All attempts to interest the townships in the boulevard failed. They were willing to profit by the improvement, but were not willing to contribute toward it. The city for a time remained cool toward the proposal. In 1880 an appropriation of $250 was granted to the commission for preliminary work and, in 1882, $2,500 more was provided. There the city halted for a time while private individuals provided for the expense. In 1883 a survey was made on lines represented by the boulevard as it is today. Through the dedication of land between Woodward Avenue and Russell Street by Frisbie & Foxen and Col. John Atkinson, the area for the first half mile of a boulevard 150 feet wide was provided. A formal celebration was held when the fences of this section were removed and the first sod was turned. The sod itself was sold for $100, which was the most profitable sale of Detroit realty to date. Next year James A. Randall, who had been an ardent promoter of the boulevard, built a house on the north side of the Grand Boulevard some distance east of Woodward Avenue. Four years later William Stocking built the first house on the section north of Jefferson Avenue and the approach to Belle Isle Bridge. Bela Hubbard, a wealthy landowner and pioneer citizen of the west side, began the improvement of the western section.

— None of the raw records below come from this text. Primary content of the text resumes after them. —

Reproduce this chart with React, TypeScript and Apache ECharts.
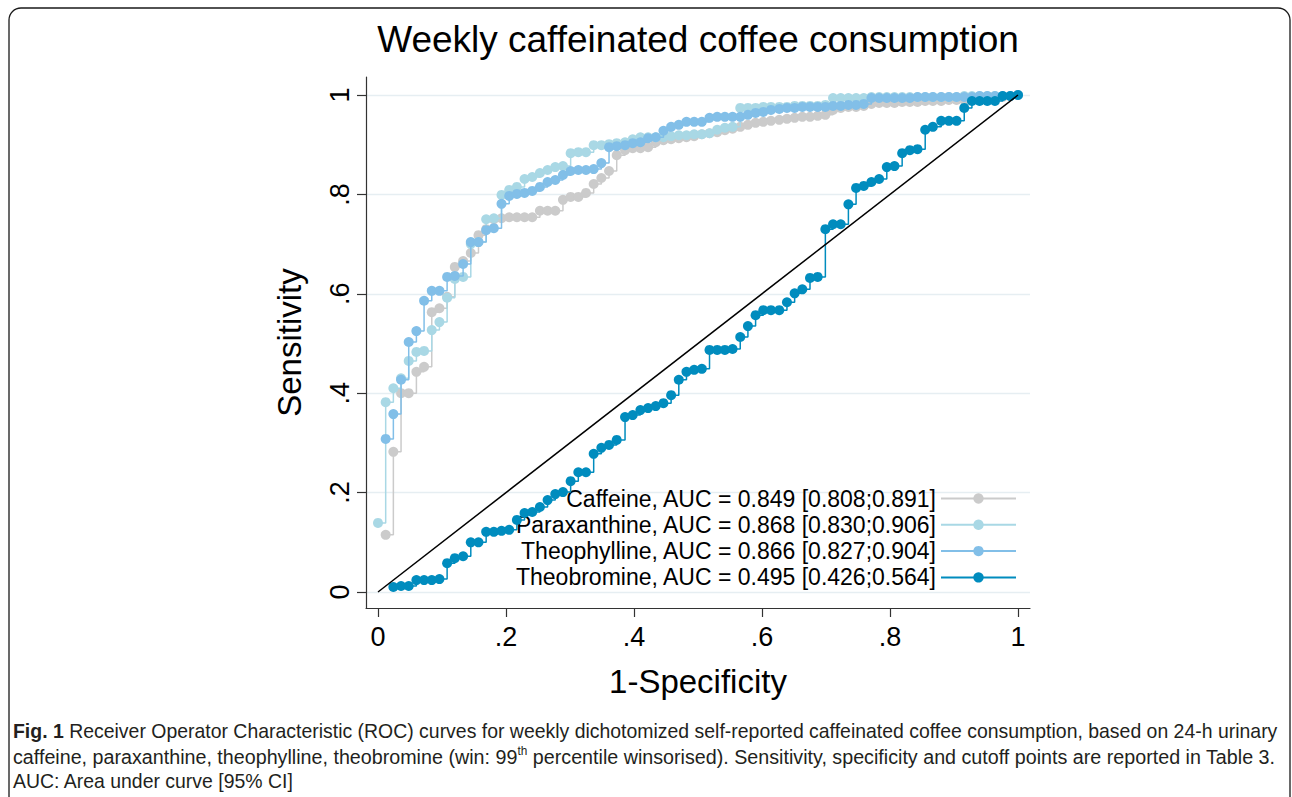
import React, { useEffect, useRef } from "react";
import * as echarts from "echarts";

const FONT = "'Liberation Sans', Arial, sans-serif";
const CAPTION_FAMILY = "'Liberation Sans', Arial, sans-serif";

const TITLE = "Weekly caffeinated coffee consumption";
const X_NAME = "1-Specificity";
const Y_NAME = "Sensitivity";
const TICKS = [0, 0.2, 0.4, 0.6, 0.8, 1];

const SERIES_NAMES = [
  "Caffeine, AUC = 0.849 [0.808;0.891]",
  "Paraxanthine, AUC = 0.868 [0.830;0.906]",
  "Theophylline, AUC = 0.866 [0.827;0.904]",
  "Theobromine, AUC = 0.495 [0.426;0.564]",
];
const SERIES_COLORS = ["#cbcbcb", "#a9d8e5", "#82bfe8", "#008cbe"];

// 1-Specificity grid (x values)
const fprGrid = [
  0.000, 0.012, 0.024, 0.036, 0.048, 0.060, 0.072, 0.084, 0.096, 0.108,
  0.120, 0.133, 0.145, 0.157, 0.169, 0.181, 0.193, 0.205, 0.217, 0.229,
  0.241, 0.253, 0.265, 0.277, 0.289, 0.301, 0.313, 0.325, 0.337, 0.349,
  0.361, 0.373, 0.386, 0.398, 0.410, 0.422, 0.434, 0.446, 0.458, 0.470,
  0.482, 0.494, 0.506, 0.518, 0.530, 0.542, 0.554, 0.566, 0.578, 0.590,
  0.602, 0.614, 0.627, 0.639, 0.651, 0.663, 0.675, 0.687, 0.699, 0.711,
  0.723, 0.735, 0.747, 0.759, 0.771, 0.783, 0.795, 0.807, 0.819, 0.831,
  0.843, 0.855, 0.867, 0.880, 0.892, 0.904, 0.916, 0.928, 0.940, 0.952,
  0.964, 0.976, 0.988, 1.000,
];

// Sensitivity values on that grid (null = no point)
const caffeine = [
  null, 0.115, 0.282, 0.400, 0.400, 0.443, 0.453, 0.563, 0.571, 0.594,
  0.654, 0.666, 0.682, 0.718, 0.730, 0.750, 0.752, 0.754, 0.754, 0.754,
  0.754, 0.767, 0.767, 0.767, 0.789, 0.795, 0.795, 0.803, 0.821, 0.833,
  0.847, 0.879, 0.889, 0.893, 0.893, 0.895, 0.905, 0.909, 0.911, 0.913,
  0.915, 0.917, 0.921, 0.923, 0.925, 0.929, 0.932, 0.936, 0.940, 0.944,
  0.946, 0.948, 0.950, 0.952, 0.954, 0.956, 0.956, 0.958, 0.960, 0.970,
  0.974, 0.976, 0.976, 0.978, 0.982, 0.984, 0.984, 0.984, 0.986, 0.986,
  0.986, 0.988, 0.988, 0.988, 0.990, 0.990, 0.990, 0.992, 0.992, 0.994,
  0.994, 0.996, 0.998, 1.000,
];

const paraxanthine = [
  0.139, 0.382, 0.410, 0.430, 0.465, 0.483, 0.485, 0.527, 0.543, 0.592,
  0.630, 0.634, 0.700, 0.704, 0.750, 0.752, 0.799, 0.809, 0.815, 0.831,
  0.835, 0.843, 0.849, 0.855, 0.857, 0.883, 0.885, 0.885, 0.899, 0.899,
  0.901, 0.903, 0.905, 0.911, 0.915, 0.915, 0.915, 0.915, 0.917, 0.919,
  0.919, 0.921, 0.921, 0.923, 0.930, 0.934, 0.936, 0.974, 0.974, 0.974,
  0.976, 0.976, 0.976, 0.976, 0.978, 0.978, 0.978, 0.978, 0.980, 0.994,
  0.994, 0.994, 0.994, 0.994, 0.996, 0.996, 0.996, 0.996, 0.996, 0.996,
  0.996, 0.996, 0.996, 0.996, 0.996, 0.996, 0.998, 0.998, 0.998, 0.998,
  0.998, 0.998, 0.998, 1.000,
];

const theophylline = [
  null, 0.308, 0.358, 0.427, 0.503, 0.525, 0.586, 0.606, 0.606, 0.634,
  0.636, 0.660, 0.704, 0.704, 0.728, 0.732, 0.781, 0.797, 0.801, 0.803,
  0.807, 0.815, 0.825, 0.829, 0.839, 0.847, 0.849, 0.849, 0.851, 0.863,
  0.895, 0.897, 0.899, 0.903, 0.905, 0.913, 0.915, 0.928, 0.936, 0.940,
  0.946, 0.946, 0.946, 0.954, 0.956, 0.956, 0.956, 0.956, 0.960, 0.964,
  0.966, 0.970, 0.972, 0.974, 0.974, 0.976, 0.976, 0.976, 0.976, 0.978,
  0.978, 0.980, 0.980, 0.982, 0.994, 0.994, 0.994, 0.994, 0.994, 0.994,
  0.996, 0.996, 0.996, 0.996, 0.996, 0.996, 0.996, 0.996, 0.998, 0.998,
  0.998, 0.998, 0.998, 1.000,
];

const theobromine = [
  null, null, 0.010, 0.012, 0.012, 0.024, 0.024, 0.024, 0.026, 0.058,
  0.068, 0.072, 0.100, 0.100, 0.121, 0.121, 0.123, 0.125, 0.145, 0.159,
  0.161, 0.171, 0.185, 0.197, 0.201, 0.223, 0.241, 0.241, 0.278, 0.290,
  0.296, 0.306, 0.352, 0.356, 0.366, 0.370, 0.374, 0.380, 0.396, 0.427,
  0.443, 0.447, 0.449, 0.487, 0.487, 0.487, 0.489, 0.513, 0.535, 0.557,
  0.567, 0.567, 0.567, 0.583, 0.601, 0.609, 0.632, 0.634, 0.730, 0.740,
  0.740, 0.780, 0.813, 0.817, 0.825, 0.831, 0.855, 0.857, 0.883, 0.889,
  0.891, 0.930, 0.936, 0.948, 0.948, 0.948, 0.974, 0.988, 0.988, 0.988,
  0.988, 0.998, 0.998, 1.000,
];

const referenceLine = [
  [0, 0],
  [1, 1],
];

const CAPTION_BOLD = "Fig. 1";
const CAPTION_1_REST =
  " Receiver Operator Characteristic (ROC) curves for weekly dichotomized self-reported caffeinated coffee consumption, based on 24-h urinary";
const CAPTION_2_A = "caffeine, paraxanthine, theophylline, theobromine (win: 99";
const CAPTION_2_SUP = "th";
const CAPTION_2_B = " percentile winsorised). Sensitivity, specificity and cutoff points are reported in Table 3.";
const CAPTION_3 = "AUC: Area under curve [95% CI]";

const SERIES_VALUES = [caffeine, paraxanthine, theophylline, theobromine];

function toPoints(values: (number | null)[]) {
  const pts: number[][] = [];
  values.forEach((v, i) => {
    if (v !== null) pts.push([fprGrid[i], v]);
  });
  return pts;
}

function fmtTick(v: number) {
  if (v === 0) return "0";
  if (v === 1) return "1";
  return v.toFixed(1).replace(/^0/, "");
}

function measure(text: string, font: string) {
  const c = document.createElement("canvas").getContext("2d");
  if (!c) return text.length * 10;
  c.font = font;
  return c.measureText(text).width;
}

export default function App() {
  const ref = useRef<HTMLDivElement | null>(null);

  useEffect(() => {
    if (!ref.current) return;
    const chart = echarts.init(ref.current, null, { renderer: "svg" });

    const CAP_SIZE = 20;
    const SUP_SIZE = 12;
    const w1 =
      measure(CAPTION_BOLD, `bold ${CAP_SIZE}px ${CAPTION_FAMILY}`) +
      measure(CAPTION_1_REST, `${CAP_SIZE}px ${CAPTION_FAMILY}`);
    const w2 =
      measure(CAPTION_2_A + CAPTION_2_B, `${CAP_SIZE}px ${CAPTION_FAMILY}`) +
      measure(CAPTION_2_SUP, `${SUP_SIZE}px ${CAPTION_FAMILY}`);
    const s1 = 1265 / w1;
    const s2 = 1262 / w2;

    const series: any[] = SERIES_NAMES.map((name, i) => ({
      name,
      type: "line",
      step: "end",
      data: toPoints(SERIES_VALUES[i]),
      symbol: "circle",
      symbolSize: 10,
      showSymbol: true,
      color: SERIES_COLORS[i],
      itemStyle: { color: SERIES_COLORS[i] },
      lineStyle: { color: SERIES_COLORS[i], width: 1.5 },
      z: 2 + i,
      silent: true,
    }));
    series.push({
      name: "reference",
      type: "line",
      data: referenceLine,
      symbol: "none",
      lineStyle: { color: "#000", width: 1.5 },
      z: 10,
      silent: true,
    });

    const capStyle = (text: string, rich?: any) => ({
      text,
      fontFamily: CAPTION_FAMILY,
      fontSize: CAP_SIZE,
      fill: "#231f20",
      verticalAlign: "middle",
      rich,
    });

    const option: any = {
      animation: false,
      backgroundColor: "#ffffff",
      textStyle: { fontFamily: FONT },
      title: {
        text: TITLE,
        left: 693,
        top: 16,
        textAlign: "center",
        textStyle: { fontFamily: FONT, fontSize: 37, fontWeight: "normal", color: "#000" },
      },
      legend: {
        data: SERIES_NAMES,
        orient: "vertical",
        align: "right",
        right: 270,
        top: 482,
        itemWidth: 75,
        itemHeight: 13,
        itemGap: 3.3,
        textStyle: { fontFamily: FONT, fontSize: 23, color: "#000" },
        selectedMode: false,
      },
      grid: { left: 366, right: 262, top: 77, bottom: 189 },
      xAxis: {
        type: "value",
        min: -0.01875,
        max: 1.01875,
        name: X_NAME,
        nameLocation: "middle",
        nameGap: 57,
        nameTextStyle: { fontFamily: FONT, fontSize: 33, color: "#000" },
        axisLine: { show: true, onZero: false, lineStyle: { color: "#333", width: 1.2 } },
        axisTick: { show: true, customValues: TICKS, length: 9, lineStyle: { color: "#333", width: 1.2 } },
        axisLabel: { customValues: TICKS, formatter: fmtTick, fontSize: 27, color: "#000", margin: 15, fontFamily: FONT },
        splitLine: { show: false },
      },
      yAxis: {
        type: "value",
        min: -0.0322,
        max: 1.0362,
        name: Y_NAME,
        nameLocation: "middle",
        nameGap: 60,
        nameRotate: 90,
        nameTextStyle: { fontFamily: FONT, fontSize: 33, color: "#000" },
        axisLine: { show: true, onZero: false, lineStyle: { color: "#333", width: 1.2 } },
        axisTick: { show: true, customValues: TICKS, length: 9, lineStyle: { color: "#333", width: 1.2 } },
        axisLabel: { customValues: TICKS, formatter: fmtTick, fontSize: 27, color: "#000", margin: 13, rotate: 90, fontFamily: FONT },
        splitLine: { show: true, lineStyle: { color: "#e6eef2", width: 1.3 } },
      },
      graphic: [
        {
          type: "rect",
          shape: { x: 9, y: 8, width: 1281, height: 860, r: 12 },
          style: { fill: "none", stroke: "#1a1a1a", lineWidth: 1.3 },
          silent: true,
        },
        {
          type: "text",
          x: 13,
          y: 731,
          scaleX: s1,
          silent: true,
          style: capStyle(`{b|${CAPTION_BOLD}}${CAPTION_1_REST}`, {
            b: { fontFamily: CAPTION_FAMILY, fontSize: CAP_SIZE, fontWeight: "bold", fill: "#231f20" },
          }),
        },
        {
          type: "text",
          x: 13,
          y: 757,
          scaleX: s2,
          silent: true,
          style: capStyle(`${CAPTION_2_A}{sup|${CAPTION_2_SUP}}${CAPTION_2_B}`, {
            sup: { fontFamily: CAPTION_FAMILY, fontSize: SUP_SIZE, fill: "#231f20", verticalAlign: "top", lineHeight: 24 },
          }),
        },
        {
          type: "text",
          x: 13,
          y: 781,
          scaleX: s1,
          silent: true,
          style: capStyle(CAPTION_3),
        },
      ],
      series,
    };

    chart.setOption(option);
    return () => chart.dispose();
  }, []);

  return (
    <div
      ref={ref}
      style={{ position: "fixed", left: 0, top: 0, width: 1292, height: 797, background: "#fff" }}
    />
  );
}
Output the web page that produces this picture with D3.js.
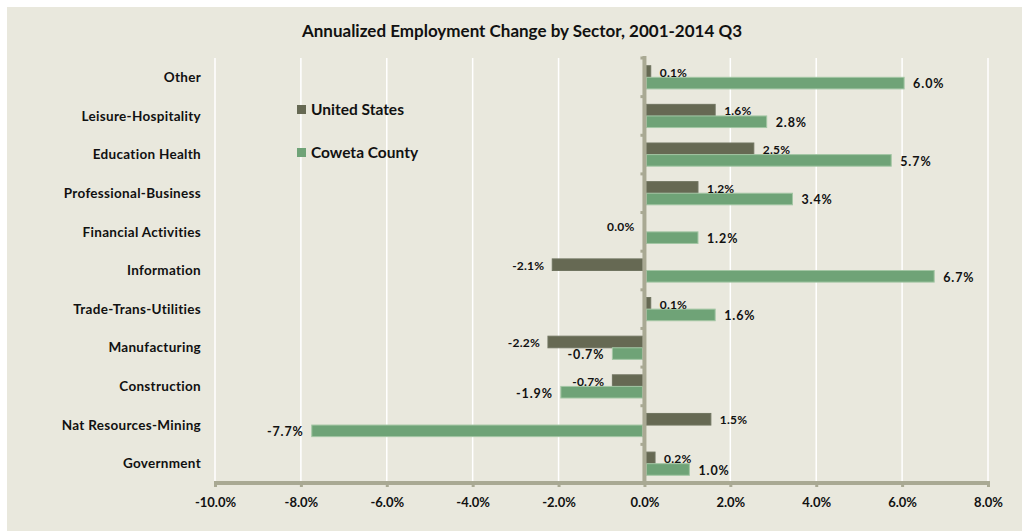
<!DOCTYPE html>
<html>
<head>
<meta charset="utf-8">
<script src="https://cdn.jsdelivr.net/npm/d3@7"></script>
<style>
  html, body { margin: 0; padding: 0; background: #ffffff; }
  svg { display: block; }
  text { font-family: Lato, "Open Sans", sans-serif; font-weight: 700; fill: #111; }
</style>
</head>
<body>
<svg id="chart" width="1022" height="531"></svg>
<script>
// Sectors, top to bottom
const sectors = [
  "Other", "Leisure-Hospitality", "Education Health", "Professional-Business",
  "Financial Activities", "Information", "Trade-Trans-Utilities", "Manufacturing",
  "Construction", "Nat Resources-Mining", "Government"
];
// Annualized employment change, percent
const unitedStates = [0.1, 1.6, 2.5, 1.2, 0.0, -2.1, 0.1, -2.2, -0.7, 1.5, 0.2];
const cowetaCounty = [6.0, 2.8, 5.7, 3.4, 1.2, 6.7, 1.6, -0.7, -1.9, -7.7, 1.0];
const seriesNames = ["United States", "Coweta County"];
const xTicks = [-10, -8, -6, -4, -2, 0, 2, 4, 6, 8];

const colors = { "United States": "#666953", "Coweta County": "#6fa377" };
const strokes = { "United States": "#707460", "Coweta County": "#a3c6a4" };

// plain hyphen for negative numbers
const locale = d3.formatLocale({ decimal: ".", thousands: ",", grouping: [3], currency: ["", ""], minus: "-" });
const pct = v => locale.format(".1f")(v) + "%";

const svg = d3.select("#chart");
const W = 1022, H = 531;

// chart panel
svg.append("rect").attr("x", 7).attr("y", 7).attr("width", W - 7).attr("height", H - 7)
  .attr("fill", "#e9e8dd");

const plot = { left: 215, right: 988, top: 58, bottom: 483 };

const x = d3.scaleLinear().domain([-10, 8]).range([plot.left, plot.right]);
const y = d3.scaleBand().domain(sectors).range([plot.top, plot.bottom])
  .paddingInner(0.4).paddingOuter(0.2);
const inner = d3.scaleBand().domain(seriesNames).range([0, y.bandwidth()]);
const step = y.step();

// title
svg.append("text").attr("x", 522).attr("y", 37).attr("text-anchor", "middle")
  .style("font-size", "17px").text("Annualized Employment Change by Sector, 2001-2014 Q3");

// vertical gridlines
svg.append("g").selectAll("line").data(xTicks.filter(t => t !== 0)).join("line")
  .attr("x1", d => x(d)).attr("x2", d => x(d))
  .attr("y1", plot.top).attr("y2", plot.bottom)
  .attr("stroke", "#ffffff").attr("stroke-width", 1.5);

// bars
const rows = sectors.map((s, i) => ({ sector: s, values: [
  { series: "United States", value: unitedStates[i] },
  { series: "Coweta County", value: cowetaCounty[i] }
]}));

const groups = svg.append("g").selectAll("g").data(rows).join("g")
  .attr("transform", d => `translate(0,${y(d.sector)})`);

groups.selectAll("rect").data(d => d.values).join("rect")
  .attr("x", d => Math.min(x(0), x(d.value)) + (d.value >= 0 ? 2 : -2))
  .attr("width", d => Math.abs(x(d.value) - x(0)))
  .attr("y", d => inner(d.series))
  .attr("height", inner.bandwidth())
  .attr("fill", d => colors[d.series])
  .attr("stroke", d => strokes[d.series])
  .attr("stroke-width", 1);

// value labels
groups.selectAll("text").data(d => d.values).join("text")
  .attr("x", d => d.value > 0 ? x(d.value) + 11 : x(d.value) - 10)
  .attr("y", d => inner(d.series) + inner.bandwidth() / 2 + 1)
  .attr("dy", "0.35em")
  .attr("text-anchor", d => d.value > 0 ? "start" : "end")
  .style("font-size", d => d.series === "United States" ? "12px" : "12.5px")
  .style("letter-spacing", d => d.series === "United States" ? "0.2px" : "0.9px")
  .text(d => pct(d.value));

// category labels
svg.append("g").selectAll("text").data(sectors).join("text")
  .attr("x", 201).attr("y", d => y(d) + y.bandwidth() / 2).attr("dy", "0.35em")
  .attr("text-anchor", "end").style("font-size", "13.5px").style("letter-spacing", "0.3px")
  .text(d => d);

// horizontal axis
const axisColor = "#a9a993";
const xAxis = svg.append("g").attr("transform", `translate(0,${plot.bottom})`)
  .call(d3.axisBottom(x).tickValues(xTicks).tickFormat(pct).tickSize(4).tickPadding(11));
xAxis.select(".domain").remove();
xAxis.selectAll(".tick line").attr("stroke", axisColor).attr("stroke-width", 3);
xAxis.selectAll(".tick text").style("font-size", "13px").style("font-family", "Lato, sans-serif")
  .attr("fill", "#111");
xAxis.append("line").attr("x1", plot.left - 1).attr("x2", plot.right + 2)
  .attr("y1", 0).attr("y2", 0).attr("stroke", axisColor).attr("stroke-width", 4);

// vertical zero axis with category boundary ticks
const yEdges = d3.range(sectors.length + 1).map(i => plot.top + i * step);
svg.append("g").selectAll("line").data(yEdges).join("line")
  .attr("x1", x(0) - 4).attr("x2", x(0))
  .attr("y1", d => d).attr("y2", d => d)
  .attr("stroke", axisColor).attr("stroke-width", 3);
svg.append("line").attr("x1", x(0)).attr("x2", x(0))
  .attr("y1", plot.top - 2).attr("y2", plot.bottom)
  .attr("stroke", axisColor).attr("stroke-width", 4);

// legend
const legend = svg.append("g").selectAll("g").data(seriesNames).join("g")
  .attr("transform", (d, i) => `translate(297,${105 + i * 43})`);
legend.append("rect").attr("width", 9).attr("height", 9).attr("fill", d => colors[d]);
legend.append("text").attr("x", 14).attr("y", 4.5).attr("dy", "0.36em")
  .style("font-size", "15.5px").text(d => d);
</script>
</body>
</html>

For several years the appropriations made by the city were pitifully inadequate: $20,000 in 1885, $15,000 in 1886, and $25,000 in 1887. In the meantime James A. Randall, William Foxen, J. B. Lauder, John V. Ruehle, William W. Wheaton, T. Foxen and several other promoters worked to secure concessions for the right of way and private contributions from persons whose property values would be increased by the boulevard construction. The line of the boulevard now circling the main part of the city between Belle Isle Bridge and the foot of Twenty-fourth Street measures 11.29 miles. The land area expropriated for the right of way was 213 acres, of which about nine-tenths was contributed by adjoining property owners. The sections between Jefferson Avenue and the river and between Fort Street and the river were acquired by condemnation proceedings and purchase at a liberally appraised value.

Mr. Randall procured his own election to the legislature for the express purpose of promoting the boulevard. It was at his suggestion that the park and boulevard commissions were made one body. He also secured authority by which the city borrowed $500,000 for paving the roadway with macadam. For several years the Grand Boulevard was a lonely thoroughfare, but about 1895 it began to build up, and carriages and bicycles became more and more numerous. Today it is one of the most intensively used thoroughfares of the world of a similar character, and traffic policemen are kept busy at many intersections directing traffic and breaking up congestion. The goose pond and pasture of 40 years ago is daily filled with a solid procession of automobiles, because it is the most popular driveway of the city.